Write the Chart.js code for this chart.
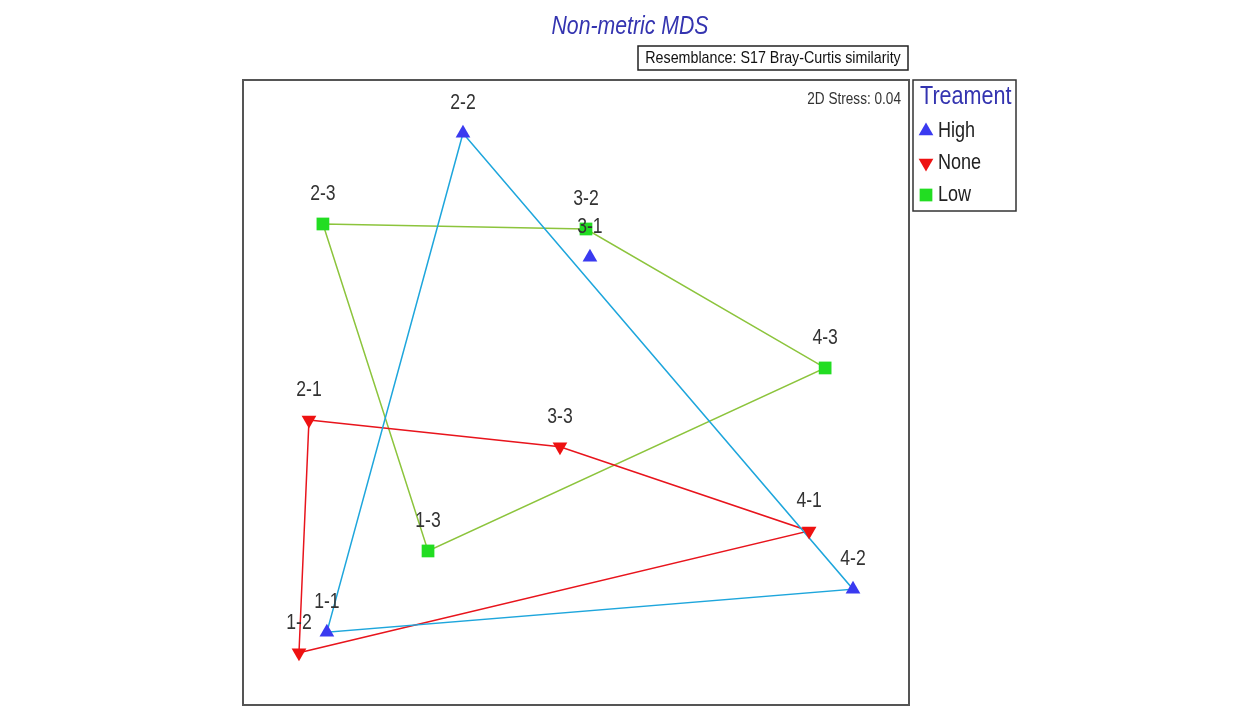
<!DOCTYPE html>
<html>
<head>
<meta charset="utf-8">
<script src="https://cdn.jsdelivr.net/npm/chart.js@4.4.1/dist/chart.umd.min.js"></script>
<style>
  html, body { margin: 0; padding: 0; background: #fff; }
  #wrap { width: 1244px; height: 708px; position: relative; }
</style>
</head>
<body>
<div id="wrap"><canvas id="mds" width="1244" height="708"></canvas></div>
<script>
/* ---------- data (MDS coordinates) ---------- */
const highNames = ["2-2", "3-1", "4-2", "1-1"];
const highX = [-0.543, 0.067, 1.331, -1.197];
const highY = [1.245, 0.651, -0.940, -1.146];

const noneNames = ["2-1", "3-3", "4-1", "1-2"];
const noneX = [-1.283, -0.077, 1.120, -1.331];
const noneY = [-0.129, -0.258, -0.661, -1.245];

const lowNames = ["2-3", "3-2", "4-3", "1-3"];
const lowX = [-1.216, 0.048, 1.197, -0.711];
const lowY = [0.810, 0.786, 0.120, -0.757];

// hull order (indices into the arrays above)
const highHull = [0, 2, 3, 0];
const noneHull = [0, 1, 2, 3, 0];
const lowHull = [0, 1, 2, 3, 0];

const groupNames = ["High", "None", "Low"];

/* ---------- helpers ---------- */
function pts(xs, ys) {
    return xs.map((x, i) => ({ x: x, y: ys[i] }));
}
function hull(xs, ys, idx) {
    return idx.map(i => ({ x: xs[i], y: ys[i] }));
}

const C_HIGH = "#3a3af0";
const C_NONE = "#ee1111";
const C_LOW = "#22dd22";
const FONT = "'Liberation Sans', Arial, sans-serif";

// no narrow font installed -> squeeze the regular one
function narrowText(ctx, text, x, y, sx) {
    ctx.save();
    ctx.translate(x, y);
    ctx.scale(sx, 1);
    ctx.fillText(text, 0, 0);
    ctx.restore();
}

const boxPlugin = {
    id: "boxPlugin",
    afterDraw(chart) {
        const ctx = chart.ctx;
        const a = chart.chartArea;
        ctx.save();
        // plot frame
        ctx.strokeStyle = "#555";
        ctx.lineWidth = 2;
        ctx.strokeRect(a.left, a.top, a.right - a.left, a.bottom - a.top - 1);

        // title
        ctx.fillStyle = "#3434b0";
        ctx.font = "italic 25px " + FONT;
        ctx.textAlign = "center";
        ctx.textBaseline = "middle";
        narrowText(ctx, "Non-metric MDS", 630, 27, 0.85);

        // resemblance box
        ctx.lineWidth = 1.5;
        ctx.strokeStyle = "#222";
        ctx.strokeRect(638, 46, 270, 24);
        ctx.fillStyle = "#111";
        ctx.font = "17px " + FONT;
        narrowText(ctx, "Resemblance: S17 Bray-Curtis similarity", 773, 58, 0.84);

        // stress
        ctx.textAlign = "right";
        ctx.fillStyle = "#333";
        ctx.font = "16px " + FONT;
        narrowText(ctx, "2D Stress: 0.04", 901, 100, 0.85);

        // legend
        ctx.strokeStyle = "#333";
        ctx.lineWidth = 1.5;
        ctx.strokeRect(913, 80, 103, 131);
        ctx.textAlign = "left";
        ctx.fillStyle = "#3434b0";
        ctx.font = "26px " + FONT;
        narrowText(ctx, "Treament", 920, 97, 0.83);

        const marks = chart.data.datasets.filter(d => d.legendRow !== undefined);
        for (const d of marks) {
            const y = 131 + d.legendRow * 32;
            ctx.fillStyle = d.backgroundColor;
            Chart.helpers.drawPoint(ctx, {
                pointStyle: d.pointStyle,
                radius: d.pointRadius,
                rotation: d.rotation || 0,
                borderWidth: 0
            }, 926, y);
            ctx.fillStyle = "#222";
            ctx.font = "22px " + FONT;
            narrowText(ctx, d.label, 938, y, 0.82);
        }
        ctx.restore();
    },
    afterDatasetsDraw(chart) {
        // sample labels above points
        const ctx = chart.ctx;
        ctx.save();
        ctx.fillStyle = "#333";
        ctx.font = "22px " + FONT;
        ctx.textAlign = "center";
        ctx.textBaseline = "middle";
        chart.data.datasets.forEach((d, di) => {
            if (!d.names) return;
            const meta = chart.getDatasetMeta(di);
            meta.data.forEach((el, i) => {
                narrowText(ctx, d.names[i], el.x, el.y - 30, 0.8);
            });
        });
        ctx.restore();
    }
};

new Chart(document.getElementById("mds"), {
    type: "scatter",
    data: {
        datasets: [
            {
                label: "High hull",
                data: hull(highX, highY, highHull),
                showLine: true,
                borderColor: "#1ea6dc",
                borderWidth: 1.5,
                pointRadius: 0,
                order: 3
            },
            {
                label: "None hull",
                data: hull(noneX, noneY, noneHull),
                showLine: true,
                borderColor: "#e8141c",
                borderWidth: 1.5,
                pointRadius: 0,
                order: 3
            },
            {
                label: "Low hull",
                data: hull(lowX, lowY, lowHull),
                showLine: true,
                borderColor: "#8cc43c",
                borderWidth: 1.5,
                pointRadius: 0,
                order: 3
            },
            {
                label: groupNames[0],
                names: highNames,
                legendRow: 0,
                data: pts(highX, highY),
                pointStyle: "triangle",
                pointRadius: 8.5,
                backgroundColor: C_HIGH,
                borderWidth: 0,
                order: 1
            },
            {
                label: groupNames[1],
                names: noneNames,
                legendRow: 1,
                data: pts(noneX, noneY),
                pointStyle: "triangle",
                rotation: 180,
                pointRotation: 180,
                pointRadius: 8.5,
                backgroundColor: C_NONE,
                borderWidth: 0,
                order: 1
            },
            {
                label: groupNames[2],
                names: lowNames,
                legendRow: 2,
                data: pts(lowX, lowY),
                pointStyle: "rect",
                pointRadius: 9,
                backgroundColor: C_LOW,
                borderWidth: 0,
                order: 1
            }
        ]
    },
    options: {
        responsive: false,
        animation: false,
        layout: { autoPadding: false, padding: { left: 243, right: 335, top: 80, bottom: 2 } },
        plugins: {
            legend: { display: false },
            tooltip: { enabled: false },
            title: { display: false }
        },
        scales: {
            x: { type: "linear", min: -1.6, max: 1.6, display: false },
            y: { type: "linear", min: -1.5, max: 1.5, display: false }
        }
    },
    plugins: [boxPlugin]
});
</script>
</body>
</html>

(Directions): Could you repeat all of the material exactly? Pictures should not be copied.

(Answer for this exercise):
Write the Chart.js code for this chart.
<!DOCTYPE html>
<html>
<head>
<meta charset="utf-8">
<script src="https://cdn.jsdelivr.net/npm/chart.js@4.4.1/dist/chart.umd.min.js"></script>
<style>
  html, body { margin: 0; padding: 0; background: #fff; }
  #wrap { width: 1244px; height: 708px; position: relative; }
</style>
</head>
<body>
<div id="wrap"><canvas id="mds" width="1244" height="708"></canvas></div>
<script>
/* ---------- data (MDS coordinates) ---------- */
const highNames = ["2-2", "3-1", "4-2", "1-1"];
const highX = [-0.543, 0.067, 1.331, -1.197];
const highY = [1.245, 0.651, -0.940, -1.146];

const noneNames = ["2-1", "3-3", "4-1", "1-2"];
const noneX = [-1.283, -0.077, 1.120, -1.331];
const noneY = [-0.129, -0.258, -0.661, -1.245];

const lowNames = ["2-3", "3-2", "4-3", "1-3"];
const lowX = [-1.216, 0.048, 1.197, -0.711];
const lowY = [0.810, 0.786, 0.120, -0.757];

// hull order (indices into the arrays above)
const highHull = [0, 2, 3, 0];
const noneHull = [0, 1, 2, 3, 0];
const lowHull = [0, 1, 2, 3, 0];

const groupNames = ["High", "None", "Low"];

/* ---------- helpers ---------- */
function pts(xs, ys) {
    return xs.map((x, i) => ({ x: x, y: ys[i] }));
}
function hull(xs, ys, idx) {
    return idx.map(i => ({ x: xs[i], y: ys[i] }));
}

const C_HIGH = "#3a3af0";
const C_NONE = "#ee1111";
const C_LOW = "#22dd22";
const FONT = "'Liberation Sans', Arial, sans-serif";

// no narrow font installed -> squeeze the regular one
function narrowText(ctx, text, x, y, sx) {
    ctx.save();
    ctx.translate(x, y);
    ctx.scale(sx, 1);
    ctx.fillText(text, 0, 0);
    ctx.restore();
}

const boxPlugin = {
    id: "boxPlugin",
    afterDraw(chart) {
        const ctx = chart.ctx;
        const a = chart.chartArea;
        ctx.save();
        // plot frame
        ctx.strokeStyle = "#555";
        ctx.lineWidth = 2;
        ctx.strokeRect(a.left, a.top, a.right - a.left, a.bottom - a.top - 1);

        // title
        ctx.fillStyle = "#3434b0";
        ctx.font = "italic 25px " + FONT;
        ctx.textAlign = "center";
        ctx.textBaseline = "middle";
        narrowText(ctx, "Non-metric MDS", 630, 27, 0.85);

        // resemblance box
        ctx.lineWidth = 1.5;
        ctx.strokeStyle = "#222";
        ctx.strokeRect(638, 46, 270, 24);
        ctx.fillStyle = "#111";
        ctx.font = "17px " + FONT;
        narrowText(ctx, "Resemblance: S17 Bray-Curtis similarity", 773, 58, 0.84);

        // stress
        ctx.textAlign = "right";
        ctx.fillStyle = "#333";
        ctx.font = "16px " + FONT;
        narrowText(ctx, "2D Stress: 0.04", 901, 100, 0.85);

        // legend
        ctx.strokeStyle = "#333";
        ctx.lineWidth = 1.5;
        ctx.strokeRect(913, 80, 103, 131);
        ctx.textAlign = "left";
        ctx.fillStyle = "#3434b0";
        ctx.font = "26px " + FONT;
        narrowText(ctx, "Treament", 920, 97, 0.83);

        const marks = chart.data.datasets.filter(d => d.legendRow !== undefined);
        for (const d of marks) {
            const y = 131 + d.legendRow * 32;
            ctx.fillStyle = d.backgroundColor;
            Chart.helpers.drawPoint(ctx, {
                pointStyle: d.pointStyle,
                radius: d.pointRadius,
                rotation: d.rotation || 0,
                borderWidth: 0
            }, 926, y);
            ctx.fillStyle = "#222";
            ctx.font = "22px " + FONT;
            narrowText(ctx, d.label, 938, y, 0.82);
        }
        ctx.restore();
    },
    afterDatasetsDraw(chart) {
        // sample labels above points
        const ctx = chart.ctx;
        ctx.save();
        ctx.fillStyle = "#333";
        ctx.font = "22px " + FONT;
        ctx.textAlign = "center";
        ctx.textBaseline = "middle";
        chart.data.datasets.forEach((d, di) => {
            if (!d.names) return;
            const meta = chart.getDatasetMeta(di);
            meta.data.forEach((el, i) => {
                narrowText(ctx, d.names[i], el.x, el.y - 30, 0.8);
            });
        });
        ctx.restore();
    }
};

new Chart(document.getElementById("mds"), {
    type: "scatter",
    data: {
        datasets: [
            {
                label: "High hull",
                data: hull(highX, highY, highHull),
                showLine: true,
                borderColor: "#1ea6dc",
                borderWidth: 1.5,
                pointRadius: 0,
                order: 3
            },
            {
                label: "None hull",
                data: hull(noneX, noneY, noneHull),
                showLine: true,
                borderColor: "#e8141c",
                borderWidth: 1.5,
                pointRadius: 0,
                order: 3
            },
            {
                label: "Low hull",
                data: hull(lowX, lowY, lowHull),
                showLine: true,
                borderColor: "#8cc43c",
                borderWidth: 1.5,
                pointRadius: 0,
                order: 3
            },
            {
                label: groupNames[0],
                names: highNames,
                legendRow: 0,
                data: pts(highX, highY),
                pointStyle: "triangle",
                pointRadius: 8.5,
                backgroundColor: C_HIGH,
                borderWidth: 0,
                order: 1
            },
            {
                label: groupNames[1],
                names: noneNames,
                legendRow: 1,
                data: pts(noneX, noneY),
                pointStyle: "triangle",
                rotation: 180,
                pointRotation: 180,
                pointRadius: 8.5,
                backgroundColor: C_NONE,
                borderWidth: 0,
                order: 1
            },
            {
                label: groupNames[2],
                names: lowNames,
                legendRow: 2,
                data: pts(lowX, lowY),
                pointStyle: "rect",
                pointRadius: 9,
                backgroundColor: C_LOW,
                borderWidth: 0,
                order: 1
            }
        ]
    },
    options: {
        responsive: false,
        animation: false,
        layout: { autoPadding: false, padding: { left: 243, right: 335, top: 80, bottom: 2 } },
        plugins: {
            legend: { display: false },
            tooltip: { enabled: false },
            title: { display: false }
        },
        scales: {
            x: { type: "linear", min: -1.6, max: 1.6, display: false },
            y: { type: "linear", min: -1.5, max: 1.5, display: false }
        }
    },
    plugins: [boxPlugin]
});
</script>
</body>
</html>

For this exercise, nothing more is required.